Records from a dataset:

-*-*-

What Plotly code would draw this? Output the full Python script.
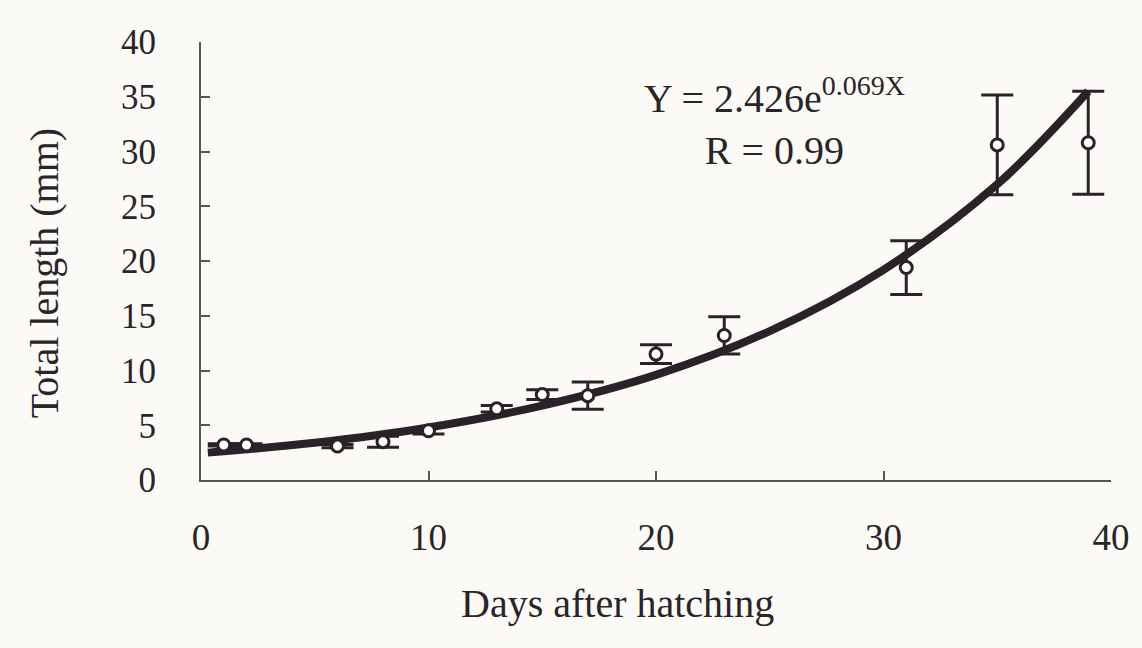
import plotly.graph_objects as go

days = [1, 2, 6, 8, 10, 13, 15, 17, 20, 23, 31, 35, 39]
total_length = [3.2, 3.2, 3.1, 3.5, 4.5, 6.5, 7.8, 7.7, 11.5, 13.2, 19.4, 30.6, 30.8]
std_err = [0.1, 0.1, 0.15, 0.5, 0.3, 0.3, 0.45, 1.25, 0.85, 1.7, 2.45, 4.55, 4.7]

# Fitted curve as drawn in the reference
curve_days = [0.3, 5, 10, 15, 20, 25, 30, 35, 39]
curve_length = [2.5, 3.4, 4.8, 6.8, 9.6, 13.6, 19.2, 27.0, 35.5]

x_ticks = [0, 10, 20, 30, 40]
y_ticks = [0, 5, 10, 15, 20, 25, 30, 35, 40]

INK = "#2b2129"
TEXT = "#2a2428"
FONT = "Liberation Serif, Times New Roman, serif"

fig = go.Figure()

fig.add_trace(go.Scatter(
    x=curve_days, y=curve_length, mode="lines",
    line=dict(color=INK, width=8, shape="spline", smoothing=1.0),
    hoverinfo="skip", showlegend=False,
))

fig.add_trace(go.Scatter(
    x=days, y=total_length, mode="markers",
    marker=dict(symbol="circle", size=12, color="white",
                line=dict(color=INK, width=3)),
    error_y=dict(type="data", array=std_err, visible=True,
                 color=INK, thickness=3, width=16),
    showlegend=False,
))

fig.update_layout(
    width=1142, height=648,
    margin=dict(l=201, r=23, t=42, b=168),
    paper_bgcolor="#fbfaf7", plot_bgcolor="#fbfaf7",
    font=dict(family=FONT, color=TEXT, size=36),
    xaxis=dict(range=[0, 40], tickvals=x_ticks, ticks="inside", ticklen=9,
               tickwidth=2, tickcolor="#555", showline=True, linecolor="#555",
               linewidth=2, showgrid=False, zeroline=False,
               tickfont=dict(size=37), ticklabelstandoff=24),
    yaxis=dict(range=[0, 40], tickvals=y_ticks, ticks="inside", ticklen=9,
               tickwidth=2, tickcolor="#555", showline=True, linecolor="#555",
               linewidth=2, showgrid=False, zeroline=False,
               tickfont=dict(size=35), ticklabelstandoff=36),
    annotations=[
        dict(text="Days after hatching", xref="paper", yref="paper",
             x=0.4575, y=-0.281, showarrow=False, font=dict(size=40),
             xanchor="center", yanchor="middle"),
        dict(text="Total length (mm)", xref="paper", yref="paper",
             x=-0.172, y=0.473, showarrow=False, font=dict(size=40),
             textangle=-90, xanchor="center", yanchor="middle"),
        dict(text="Y = 2.426e<sup>0.069X</sup><br>R = 0.99", xref="x", yref="y",
             x=25.2, y=32.7, showarrow=False, font=dict(size=40),
             xanchor="center", yanchor="middle", align="center"),
    ],
)

fig.write_html("out.html", config={"displayModeBar": False},
               post_script="document.body.style.margin='0';")
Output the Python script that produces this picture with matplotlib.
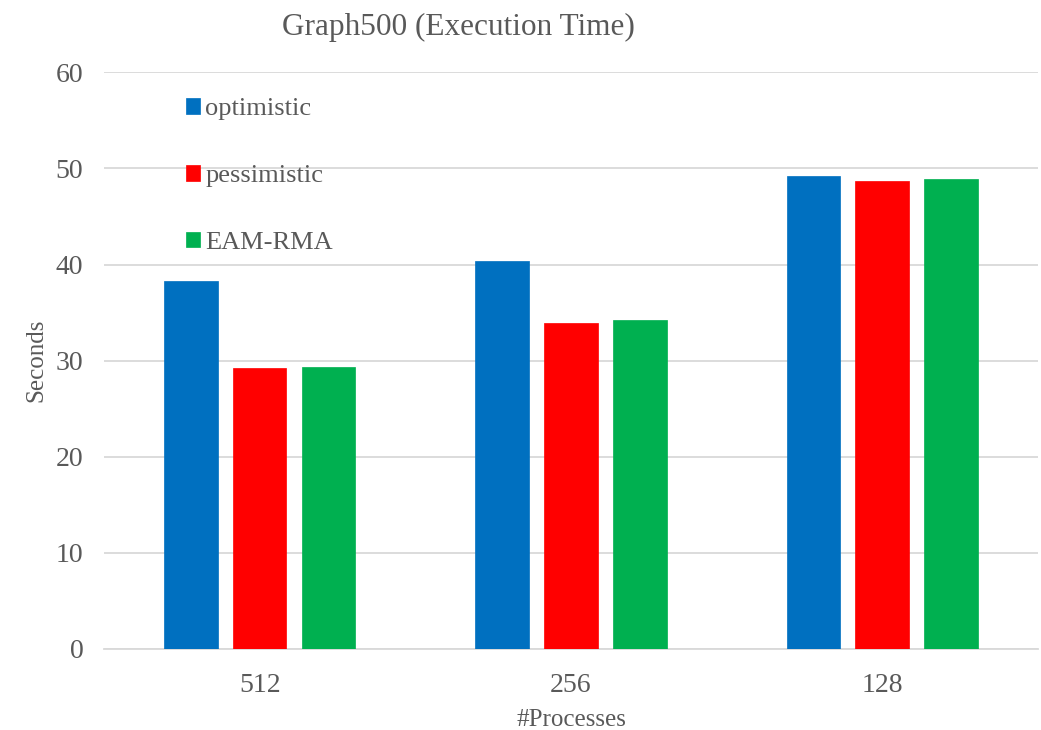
import matplotlib
matplotlib.use("Agg")
import matplotlib.pyplot as plt
import numpy as np

processes = ["512", "256", "128"]
series_names = ["optimistic", "pessimistic", "EAM-RMA"]
optimistic = [38.3, 40.4, 49.2]
pessimistic = [29.2, 33.9, 48.7]
eam_rma = [29.3, 34.2, 48.9]
colors = ["#0070C0", "#FF0000", "#00B050"]

plt.rcParams["font.family"] = ["Liberation Serif", "DejaVu Serif"]
text_color = "#595959"

fig = plt.figure(figsize=(10.41, 7.30), dpi=100)
ax = fig.add_axes([0.1, 0.111, 0.897, 0.79])

x = np.arange(len(processes))
width = 0.172
step = 0.221
series = [optimistic, pessimistic, eam_rma]
for i, (name, vals, c) in enumerate(zip(series_names, series, colors)):
    ax.bar(x + (i - 1) * step, vals, width, color=c, label=name, zorder=3,
           edgecolor=c, linewidth=0.5)

ax.set_xlim(-0.5, 2.5)
ax.set_ylim(0, 60)
ax.set_yticks(range(0, 61, 10))
ax.set_xticks(x)
ax.set_xticklabels(processes)
ax.grid(axis="y", color="#d9d9d9", linewidth=1.3, zorder=0)
for s in ["top", "right", "left"]:
    ax.spines[s].set_visible(False)
ax.spines["bottom"].set_color("#d9d9d9")
ax.spines["bottom"].set_linewidth(1.3)
ax.tick_params(axis="both", length=0, labelsize=20, colors=text_color)
ax.tick_params(axis="x", pad=17.5)
ax.tick_params(axis="y", pad=15)

ax.set_xlabel("#Processes", fontsize=18, color=text_color, labelpad=8)
ax.set_ylabel("Seconds", fontsize=18, color=text_color, labelpad=6)
fig.text(0.44, 0.963, "Graph500 (Execution Time)", fontsize=22.5,
         color=text_color, ha="center", va="center")

leg = ax.legend(loc="upper left", bbox_to_anchor=(0.0878, 0.955), frameon=False,
                fontsize=19, handlelength=0.53, handleheight=0.53,
                handletextpad=0.19, labelspacing=1.69, borderaxespad=0,
                borderpad=0)
for t in leg.get_texts():
    t.set_color(text_color)

fig.savefig("out.png", dpi=100)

-*-*-

_Exercise brief_
Write the records out once more, exactly as they appear, with no pictures.

_Expected answer_
What Plotly code would draw this? Output the full Python script.
import plotly.graph_objects as go

days = [1, 2, 6, 8, 10, 13, 15, 17, 20, 23, 31, 35, 39]
total_length = [3.2, 3.2, 3.1, 3.5, 4.5, 6.5, 7.8, 7.7, 11.5, 13.2, 19.4, 30.6, 30.8]
std_err = [0.1, 0.1, 0.15, 0.5, 0.3, 0.3, 0.45, 1.25, 0.85, 1.7, 2.45, 4.55, 4.7]

# Fitted curve as drawn in the reference
curve_days = [0.3, 5, 10, 15, 20, 25, 30, 35, 39]
curve_length = [2.5, 3.4, 4.8, 6.8, 9.6, 13.6, 19.2, 27.0, 35.5]

x_ticks = [0, 10, 20, 30, 40]
y_ticks = [0, 5, 10, 15, 20, 25, 30, 35, 40]

INK = "#2b2129"
TEXT = "#2a2428"
FONT = "Liberation Serif, Times New Roman, serif"

fig = go.Figure()

fig.add_trace(go.Scatter(
    x=curve_days, y=curve_length, mode="lines",
    line=dict(color=INK, width=8, shape="spline", smoothing=1.0),
    hoverinfo="skip", showlegend=False,
))

fig.add_trace(go.Scatter(
    x=days, y=total_length, mode="markers",
    marker=dict(symbol="circle", size=12, color="white",
                line=dict(color=INK, width=3)),
    error_y=dict(type="data", array=std_err, visible=True,
                 color=INK, thickness=3, width=16),
    showlegend=False,
))

fig.update_layout(
    width=1142, height=648,
    margin=dict(l=201, r=23, t=42, b=168),
    paper_bgcolor="#fbfaf7", plot_bgcolor="#fbfaf7",
    font=dict(family=FONT, color=TEXT, size=36),
    xaxis=dict(range=[0, 40], tickvals=x_ticks, ticks="inside", ticklen=9,
               tickwidth=2, tickcolor="#555", showline=True, linecolor="#555",
               linewidth=2, showgrid=False, zeroline=False,
               tickfont=dict(size=37), ticklabelstandoff=24),
    yaxis=dict(range=[0, 40], tickvals=y_ticks, ticks="inside", ticklen=9,
               tickwidth=2, tickcolor="#555", showline=True, linecolor="#555",
               linewidth=2, showgrid=False, zeroline=False,
               tickfont=dict(size=35), ticklabelstandoff=36),
    annotations=[
        dict(text="Days after hatching", xref="paper", yref="paper",
             x=0.4575, y=-0.281, showarrow=False, font=dict(size=40),
             xanchor="center", yanchor="middle"),
        dict(text="Total length (mm)", xref="paper", yref="paper",
             x=-0.172, y=0.473, showarrow=False, font=dict(size=40),
             textangle=-90, xanchor="center", yanchor="middle"),
        dict(text="Y = 2.426e<sup>0.069X</sup><br>R = 0.99", xref="x", yref="y",
             x=25.2, y=32.7, showarrow=False, font=dict(size=40),
             xanchor="center", yanchor="middle", align="center"),
    ],
)

fig.write_html("out.html", config={"displayModeBar": False},
               post_script="document.body.style.margin='0';")
Output the Python script that produces this picture with matplotlib.
import matplotlib
matplotlib.use("Agg")
import matplotlib.pyplot as plt
import numpy as np

processes = ["512", "256", "128"]
series_names = ["optimistic", "pessimistic", "EAM-RMA"]
optimistic = [38.3, 40.4, 49.2]
pessimistic = [29.2, 33.9, 48.7]
eam_rma = [29.3, 34.2, 48.9]
colors = ["#0070C0", "#FF0000", "#00B050"]

plt.rcParams["font.family"] = ["Liberation Serif", "DejaVu Serif"]
text_color = "#595959"

fig = plt.figure(figsize=(10.41, 7.30), dpi=100)
ax = fig.add_axes([0.1, 0.111, 0.897, 0.79])

x = np.arange(len(processes))
width = 0.172
step = 0.221
series = [optimistic, pessimistic, eam_rma]
for i, (name, vals, c) in enumerate(zip(series_names, series, colors)):
    ax.bar(x + (i - 1) * step, vals, width, color=c, label=name, zorder=3,
           edgecolor=c, linewidth=0.5)

ax.set_xlim(-0.5, 2.5)
ax.set_ylim(0, 60)
ax.set_yticks(range(0, 61, 10))
ax.set_xticks(x)
ax.set_xticklabels(processes)
ax.grid(axis="y", color="#d9d9d9", linewidth=1.3, zorder=0)
for s in ["top", "right", "left"]:
    ax.spines[s].set_visible(False)
ax.spines["bottom"].set_color("#d9d9d9")
ax.spines["bottom"].set_linewidth(1.3)
ax.tick_params(axis="both", length=0, labelsize=20, colors=text_color)
ax.tick_params(axis="x", pad=17.5)
ax.tick_params(axis="y", pad=15)

ax.set_xlabel("#Processes", fontsize=18, color=text_color, labelpad=8)
ax.set_ylabel("Seconds", fontsize=18, color=text_color, labelpad=6)
fig.text(0.44, 0.963, "Graph500 (Execution Time)", fontsize=22.5,
         color=text_color, ha="center", va="center")

leg = ax.legend(loc="upper left", bbox_to_anchor=(0.0878, 0.955), frameon=False,
                fontsize=19, handlelength=0.53, handleheight=0.53,
                handletextpad=0.19, labelspacing=1.69, borderaxespad=0,
                borderpad=0)
for t in leg.get_texts():
    t.set_color(text_color)

fig.savefig("out.png", dpi=100)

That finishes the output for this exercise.